I had this task long long time ago in a calculus class. I remember it had a very elegant solution using nice property of $\text{Spec}(\sqrt{2})$, where $$ \text{Spec}(\alpha)=\{\lfloor\alpha n\rfloor\,:\,n=1,2,3,\ldots\}. $$ I wasn't able to recreate the solution so I asked this question here.
Thanks to zwim I was able to recall the original solution. See my answer below.
Thanks to zwim I was able to recreate original solution which was beautiful. I just wanted recall that solution because it uses nice property from
Graham, Ronald L.; Knuth, Donald E.; Patashnik, Oren, Concrete mathematics: a foundation for computer science., Amsterdam: Addison-Wesley Publishing Group. xiii, 657 p. (1994). ZBL0836.00001, Section 3.2, Page 77.

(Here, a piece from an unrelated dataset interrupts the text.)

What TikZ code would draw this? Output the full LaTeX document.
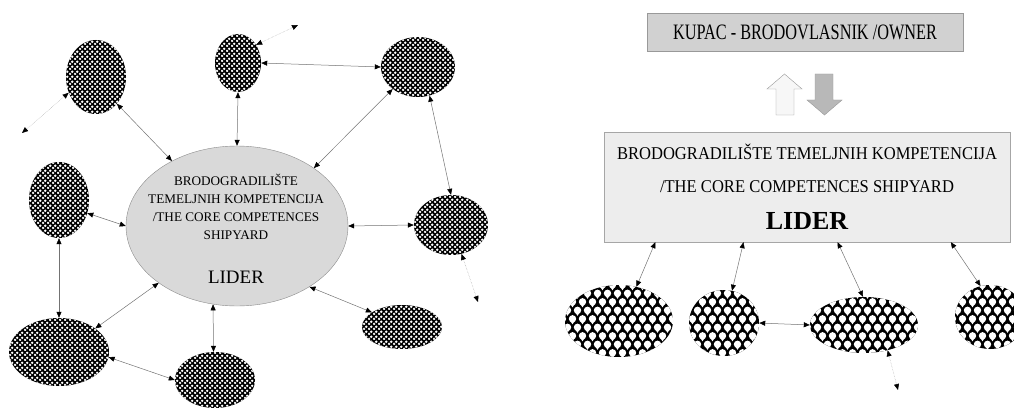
\documentclass[tikz,border=0pt]{standalone}
\usepackage{fontspec}
\setmainfont{Liberation Serif}
\newfontfamily\boxfont[FakeStretch=0.92]{Liberation Serif}
\newfontfamily\ownerfont[FakeStretch=0.74]{Liberation Serif}
\usetikzlibrary{arrows.meta,patterns.meta,shapes.geometric}
\tikzdeclarepattern{
  name=finedots, type=uncolored,
  bottom left={(0pt,0pt)}, top right={(4.6pt,4.6pt)},
  tile size={(4.6pt,4.6pt)},
  code={
    \fill (1.15pt,1.15pt) circle (1.45pt);
    \fill (3.45pt,3.45pt) circle (1.45pt);
  }
}
\tikzdeclarepattern{
  name=fishscale, type=uncolored,
  bottom left={(-2pt,-2pt)}, top right={(12pt,19pt)},
  tile size={(10pt,17pt)},
  code={
    \fill (2.5pt,5.2pt) circle (3.7pt);
    \fill (0.3pt,3pt) -- (4.7pt,3pt) -- (2.5pt,-0.3pt) -- cycle;
    \fill (7.5pt,13.7pt) circle (3.7pt);
    \fill (5.3pt,11.5pt) -- (9.7pt,11.5pt) -- (7.5pt,8.2pt) -- cycle;
  }
}
\tikzset{>={Triangle[length=6pt,width=5pt,color=black]}}

\begin{document}
\begin{tikzpicture}[x=1pt, y=-1pt,
            dots/.style={ellipse, inner sep=0pt, preaction={fill=black}, pattern=finedots, pattern color=white},
            scales/.style={ellipse, inner sep=0pt, preaction={fill=black}, pattern=fishscale, pattern color=white},
            link/.style={draw=black!55, line width=0.5pt, <->},
            outlink/.style={link, draw=black!30, densely dotted}
            ]
            \useasboundingbox (0,0) rectangle (1014,409);
            % left: the leader among its partners
            \node[ellipse, draw=black!45, fill=black!15, minimum width=222pt, minimum height=160pt] (lider) at (237,226) {};
            \node[align=center, font=\fontsize{13.2}{18}\selectfont] (lidertext) at (236,207)
                {BRODOGRADILIŠTE\\TEMELJNIH KOMPETENCIJA\\/THE CORE COMPETENCES\\SHIPYARD};
            \node[font=\fontsize{19}{19}\selectfont] (lidername) at (236,277) {LIDER};
            \node[dots, minimum width=60pt, minimum height=74pt] (e1) at (96,77) {};
            \node[dots, minimum width=46pt, minimum height=58pt] (e2) at (238,63) {};
            \node[dots, minimum width=74pt, minimum height=60pt] (e3) at (418,67) {};
            \node[dots, minimum width=60pt, minimum height=76pt] (e4) at (59,200) {};
            \node[dots, minimum width=74pt, minimum height=60pt] (e5) at (451,225) {};
            \node[dots, minimum width=100pt, minimum height=68pt] (e6) at (59,352) {};
            \node[dots, minimum width=80pt, minimum height=56pt] (e7) at (215,380) {};
            \node[dots, minimum width=80pt, minimum height=44pt] (e8) at (402,327) {};
            \coordinate (o1) at (22,133);
            \coordinate (o2) at (298,25);
            \coordinate (o3) at (478,302);
            \draw[link] (e1.-52) -- (lider.135);
            \draw[outlink] (e1.-150) -- (o1);
            \draw[link] (e2.-90) -- (lider.90);
            \draw[outlink] (e2.45) -- (o2);
            \draw[link] (e2.0) -- (e3.180);
            \draw[link] (e3.-139) -- (lider.37);
            \draw[link] (e3.-68) -- (e5.90);
            \draw[link] (e4.-25) -- (lider.180);
            \draw[link] (e4.-90) -- (e6.90);
            \draw[link] (lider.0) -- (e5.180);
            \draw[outlink] (e5.-70) -- (o3);
            \draw[link] (lider.-40) -- (e8.154);
            \draw[link] (lider.-107) -- (e7.93);
            \draw[link] (lider.-144) -- (e6.33);
            \draw[link] (e6.-6) -- (e7.180);
            % right: owner above the leader
            \node[draw=black!40, fill=black!18, minimum width=316pt, minimum height=38pt,
                font=\ownerfont\fontsize{22}{22}\selectfont] (owner) at (805,32) {KUPAC - BRODOVLASNIK /OWNER};
            \filldraw[draw=black!40, fill=black!3] (776,115) -- (776,89) -- (767,89) -- (784.5,74)
                -- (802,89) -- (794,89) -- (794,115) -- cycle;
            \filldraw[draw=black!40, fill=black!28] (815,74) -- (833,74) -- (833,100) -- (842,100)
                -- (824.5,115) -- (807,100) -- (815,100) -- cycle;
            \node[draw=black!35, fill=black!7, minimum width=406pt, minimum height=110pt, align=center,
                font=\boxfont\fontsize{18}{33}\selectfont] (leader) at (807,187)
                {BRODOGRADILIŠTE TEMELJNIH KOMPETENCIJA\\/THE CORE COMPETENCES SHIPYARD\\[4pt]
                 {\rmfamily\bfseries\fontsize{26}{26}\selectfont LIDER}};
            \node[scales, minimum width=108pt, minimum height=72pt] (b1) at (619,321) {};
            \node[scales, minimum width=70pt, minimum height=66pt] (b2) at (724,323) {};
            \node[scales, minimum width=108pt, minimum height=56pt] (b3) at (864,325) {};
            \node[scales, minimum width=70pt, minimum height=64pt] (b4) at (990,317) {};
            \coordinate (o4) at (898,390);
            \draw[link] (b1.63) -- (leader.-160);
            \draw[link] (b2.76) -- (leader.-139);
            \draw[link] (b3.92) -- (leader.-61);
            \draw[link] (b4.107) -- (leader.-21);
            \draw[link] (b2.0) -- (b3.180);
            \draw[outlink] (b3.-47) -- (o4);
        \end{tikzpicture}
\end{document}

Define a multiset of integers $\text{Spec}(\alpha)$: $$ \text{Spec}(\alpha)=\{\lfloor\alpha n\rfloor\,:\,n=1,2,3,\ldots\}. $$ Define a function $f(x)$ for positive real $x$: $$ f(x)=\sum_{0<n<x}(-1)^{\lfloor n\sqrt{2}\rfloor}. $$ There is a beautiful proof in "Concrete Mathematics" that $\text{Spec}(\sqrt{2})$ and $\text{Spec}(2+\sqrt{2})$ form a disjoint partition of the set of positive integers, thus $$ \sum_{0<n\sqrt{2}<x}(-1)^{\lfloor n\sqrt{2}\rfloor} +\sum_{0<n(2+\sqrt{2})<x}(-1)^{\lfloor n(2+\sqrt{2})\rfloor} = \sum_{0<n< \lceil x\rceil}(-1)^n\in\{-1,0\}. $$ Since $(-1)^{\lfloor n(2+\sqrt{2})\rfloor}=(-1)^{\lfloor n\sqrt{2}\rfloor}$ we get $$ f\left(\frac{x}{\sqrt{2}}\right)+f\left(\frac{x}{2+\sqrt{2}}\right)\in\{-1,0\}, $$ which leads to inequality: $$ -1\le f((1+\sqrt{2})x)+f(x)\le 0 $$ for all positive real $x$. Now, by induction over $k=0,1,2,\ldots$ one can prove such claim: $$ 0<x<(1+\sqrt{2})^k \implies |f(x)|\le k. $$ As mentioned in https://artofproblemsolving.com/community/c7h39398p245740 (link provided by zwim) using the Abel transform we conclude that our series converges if and only if the series $\sum_{n\geqslant 1}\frac {f(n+1)}{n(n+1)}$ converges and, in case of convergence, they converge to the same sum. It is enough to show that $|f(x)|=O(\log x)$ - which we did.